Bettermode is an all-in-one community platform built for brands that want complete control over their community experience without needing a developer on speed dial. It's modular by design, meaning you can pick and choose what you need rather than being boxed into a one-size-fits-all setup.
What sets Bettermode apart is the flexibility. Instead of forcing you into rigid templates, it gives you a drag-and-drop builder with block-based layouts and full visual customization. You can start from a blank canvas or work from flexible templates for things like knowledge bases, discussion feeds, product updates, or resource libraries.
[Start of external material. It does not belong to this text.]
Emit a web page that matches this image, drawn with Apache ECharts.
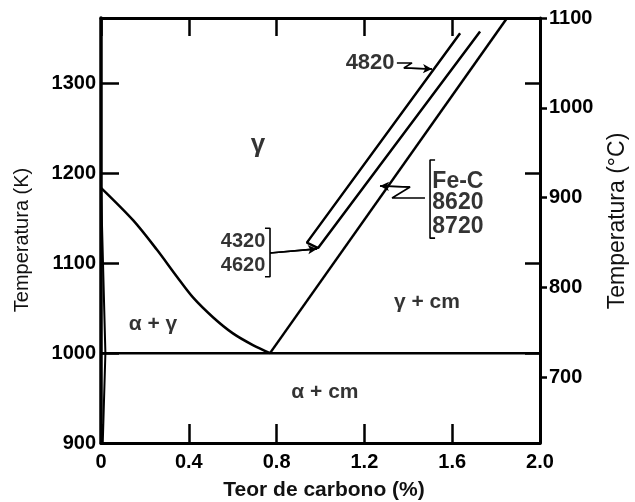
<!DOCTYPE html>
<html><head><meta charset="utf-8">
<script src="https://cdn.jsdelivr.net/npm/echarts@6/dist/echarts.min.js"></script>
<style>html,body{margin:0;padding:0;background:#fff}#c{width:635px;height:502px}</style>
</head><body><div id="c"></div>
<script>
// ---- axis ticks ----
const carbonTicks = [0, 0.4, 0.8, 1.2, 1.6, 2.0];
const kelvinTicks = [900, 1000, 1100, 1200, 1300];
const celsiusTicks = [700, 800, 900, 1000, 1100];

// ---- phase boundaries (carbon %, temperature K) ----
const a3Carbon = [0, 0.146, 0.255, 0.346, 0.419, 0.510, 0.601, 0.692, 0.77];
const a3Temp   = [1184, 1148, 1115, 1085, 1062, 1040, 1022, 1009, 1000];
const alphaCarbon = [0, 0.02, 0.008];
const alphaTemp   = [1184, 1000, 900];
const eutectoidCarbon = [0, 2.0];
const eutectoidTemp   = [1000, 1000];
const acmFeCCarbon = [0.77, 1.85];
const acmFeCTemp   = [1000, 1373];
const acmAlloyCarbon = [1.636, 0.938, 0.989, 1.727];
const acmAlloyTemp   = [1356, 1123, 1117, 1358];

// ---- annotation pointers ----
const bracket4320Carbon = [0.747, 0.770, 0.770, 0.747];
const bracket4320Temp   = [1139, 1139, 1085, 1085];
const pointer4320Carbon = [0.770, 0.984];
const pointer4320Temp   = [1111.5, 1116];
const pointer4820Carbon = [1.348, 1.417, 1.380, 1.508];
const pointer4820Temp   = [1323, 1323, 1317.4, 1316.3];
const bracketFeCCarbon = [1.522, 1.499, 1.499, 1.522];
const bracketFeCTemp   = [1215, 1215, 1128, 1128];
const pointerFeCCarbon = [1.476, 1.326, 1.408, 1.271];
const pointerFeCTemp   = [1172.7, 1172.7, 1184.9, 1186];

// ---- labels ----
const gammaNames   = ['γ'];
const gammaCarbon  = [0.715];
const gammaTemp    = [1232];
const regionNames  = ['α + γ', 'γ + cm', 'α + cm'];
const regionCarbon = [0.237, 1.485, 1.020];
const regionTemp   = [1032, 1057, 956];
const steelANames  = ['4320', '4620'];
const steelACarbon = [0.647, 0.647];
const steelATemp   = [1124, 1098];
const steelBNames  = ['4820'];
const steelBCarbon = [1.226];
const steelBTemp   = [1323];
const steelCNames  = ['Fe-C', '8620', '8720'];
const steelCCarbon = [1.626, 1.626, 1.626];
const steelCTemp   = [1190.5, 1167, 1140.4];

const K0 = 273;
const pairs = (xs, ys) => xs.map((x, i) => [x, ys[i]]);
const FONT = 'Liberation Sans, Arial, sans-serif';

function curve(xs, ys, extra) {
  return Object.assign({
    type: 'line', data: pairs(xs, ys), showSymbol: false, symbol: 'none',
    lineStyle: { color: '#000', width: 2.5 }, silent: true, z: 3
  }, extra || {});
}
function pointer(xs, ys, arrow) {
  const p = pairs(xs, ys);
  const s = {
    type: 'line', data: p, showSymbol: false, symbol: 'none',
    lineStyle: { color: '#000', width: 1.6 }, silent: true, z: 4
  };
  if (arrow) {
    s.markLine = {
      silent: true, animation: false, symbol: ['none', 'arrow'], symbolSize: [7, 9],
      lineStyle: { color: '#000', width: 1.6, type: 'solid' }, label: { show: false },
      data: [[{ coord: p[p.length - 2] }, { coord: p[p.length - 1] }]]
    };
  }
  return s;
}
function labels(names, xs, ys, size) {
  return {
    type: 'scatter', symbolSize: 0, silent: true, z: 5,
    data: names.map((n, i) => ({ value: [xs[i], ys[i]], name: n })),
    label: {
      show: true, position: 'inside', formatter: p => p.name,
      color: '#000', fontFamily: FONT, fontWeight: 'bold', fontSize: size
    }
  };
}

const chart = echarts.init(document.getElementById('c'));
const tickLabel = { color: '#000', fontFamily: FONT, fontWeight: 'bold', fontSize: 20 };
chart.setOption({
  animation: false,
  backgroundColor: '#fff',
  grid: { left: 101, right: 95, top: 18, bottom: 59 },
  xAxis: [
    {
      type: 'value', min: carbonTicks[0], max: carbonTicks[carbonTicks.length - 1], interval: 0.4,
      axisLine: { onZero: false, lineStyle: { color: '#000', width: 3 } },
      axisTick: { inside: true, length: 19, lineStyle: { color: '#000', width: 2.5 } },
      axisLabel: Object.assign({ margin: 9, formatter: v => (Math.abs(v) < 1e-9 ? '0' : v.toFixed(1)) }, tickLabel),
      splitLine: { show: false }
    },
    {
      type: 'value', position: 'top', min: carbonTicks[0], max: carbonTicks[carbonTicks.length - 1], interval: 0.4,
      axisLine: { onZero: false, lineStyle: { color: '#000', width: 3 } },
      axisTick: { inside: true, length: 18, lineStyle: { color: '#000', width: 2.5 } },
      axisLabel: { show: false }, splitLine: { show: false }
    }
  ],
  yAxis: [
    {
      type: 'value', position: 'left', min: kelvinTicks[0], max: 1100 + K0, interval: 100,
      axisLine: { onZero: false, lineStyle: { color: '#000', width: 3.5 } },
      axisTick: { inside: true, length: 18, lineStyle: { color: '#000', width: 2.5 } },
      axisLabel: Object.assign({ margin: 5, showMaxLabel: false, formatter: v => String(v) }, tickLabel),
      splitLine: { show: false }
    },
    {
      type: 'value', position: 'right', min: kelvinTicks[0] - K0, max: 1100,
      axisLine: { onZero: false, lineStyle: { color: '#000', width: 3 } },
      axisTick: { inside: false, length: 7, customValues: celsiusTicks, lineStyle: { color: '#000', width: 2.5 } },
      axisLabel: Object.assign({ margin: 9, customValues: celsiusTicks, formatter: v => String(v) }, tickLabel),
      splitLine: { show: false }
    },
    {
      type: 'value', position: 'right', min: kelvinTicks[0], max: 1100 + K0, interval: 100,
      axisLine: { show: false, onZero: false },
      axisTick: { inside: true, length: 15, lineStyle: { color: '#000', width: 2.5 } },
      axisLabel: { show: false }, splitLine: { show: false }
    }
  ],
  graphic: [
    { type: 'text', x: 22, y: 240, rotation: Math.PI / 2,
      style: { text: 'Temperatura (K)', fill: '#111', font: '20px ' + FONT, align: 'center', verticalAlign: 'middle' } },
    { type: 'text', x: 618, y: 221, rotation: Math.PI / 2,
      style: { text: 'Temperatura (°C)', fill: '#111', font: '23px ' + FONT, align: 'center', verticalAlign: 'middle' } },
    { type: 'text', x: 324, y: 490,
      style: { text: 'Teor de carbono (%)', fill: '#111', font: 'bold 21px ' + FONT, align: 'center', verticalAlign: 'middle' } }
  ],
  series: [
    curve(a3Carbon, a3Temp, { smooth: 0.3 }),
    curve(alphaCarbon, alphaTemp, { lineStyle: { color: '#000', width: 2 } }),
    curve(eutectoidCarbon, eutectoidTemp),
    curve(acmFeCCarbon, acmFeCTemp),
    curve(acmAlloyCarbon, acmAlloyTemp),
    pointer(bracket4320Carbon, bracket4320Temp, false),
    pointer(pointer4320Carbon, pointer4320Temp, true),
    pointer(pointer4820Carbon, pointer4820Temp, true),
    pointer(bracketFeCCarbon, bracketFeCTemp, false),
    pointer(pointerFeCCarbon, pointerFeCTemp, true),
    labels(gammaNames, gammaCarbon, gammaTemp, 26),
    labels(regionNames, regionCarbon, regionTemp, 21),
    labels(steelANames, steelACarbon, steelATemp, 20),
    labels(steelBNames, steelBCarbon, steelBTemp, 22),
    labels(steelCNames, steelCCarbon, steelCTemp, 23)
  ]
});
</script></body></html>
On the functionality side, you get granular permissions and member roles so you can manage public, private, or tiered access however you need. There's a built-in CMS for managing content at scale, plus native engagement tools including posts, discussions, reactions, events, and badges. Integrations cover the essentials—Intercom, Slack, HubSpot, Zapier, and custom webhooks—and there's a free plan if you want to get started without a commitment.
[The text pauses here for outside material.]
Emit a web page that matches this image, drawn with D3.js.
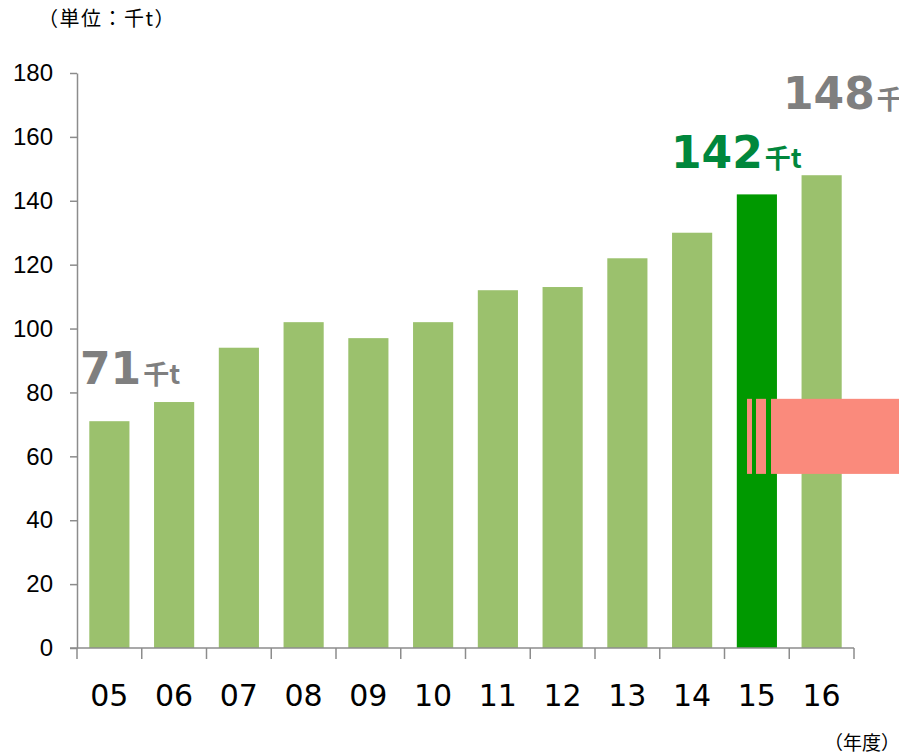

Key features:- Granular permissions and member roles for public, private, or tiered access- Built-in CMS for scalable content management- Native engagement tools: posts, discussions, reactions, events, badges- Integrations with Intercom, Slack, HubSpot, Zapier, and custom webhooks- Free plan available
Khoros

Khoros sits firmly in the enterprise space, built to support large-scale communities with serious demands. It's a go-to for major brands looking to handle customer support, product ideation, and peer-to-peer help all in one place. The platform shines when it comes to knowledge sharing and deflecting support tickets by empowering customers to help each other. That said, the enterprise focus means it comes with enterprise pricing and typically requires more technical resources to get up and running.
Mighty Networks

Mighty Networks is geared toward creators, educators, and entrepreneurs who want to bundle community, courses, and events under one roof. It's a popular choice for people building membership-based businesses or online learning communities. The platform offers a polished mobile app experience, native live streaming, and flexible membership tiers so you can monetize in different ways. If you're looking to build a brand around content and connection, Mighty Networks makes that fairly straightforward.
Higher Logic Vanilla
Higher Logic Vanilla focuses on forums and Q&A, with a strong emphasis on user-generated content. It's a solid option if moderation is a priority—the tools for managing conversations and keeping things on track are well thought out. Built-in gamification helps drive engagement by rewarding participation. It tends to appeal to organizations that want a more traditional community forum experience with some modern touches layered in.
Glue Up

Glue Up takes a different angle, catering specifically to associations and organizations where events play a central role. It combines CRM functionality, email campaigns, and community features into one platform, which makes it particularly useful for teams juggling memberships, communications, and recurring events. If your community revolves around conferences, meetups, or member management, Glue Up is built with that workflow in mind.
Discourse
Discourse is the open-source option on this list, offering forums, Q&A, and polls with a focus on transparency and community-driven moderation. It's especially popular with developer communities and organizations that want full control over their platform. The trade-off is that setup and customization require technical know-how—you'll need someone comfortable with hosting and configuration to get the most out of it. But for teams with the resources, it's a powerful and flexible choice.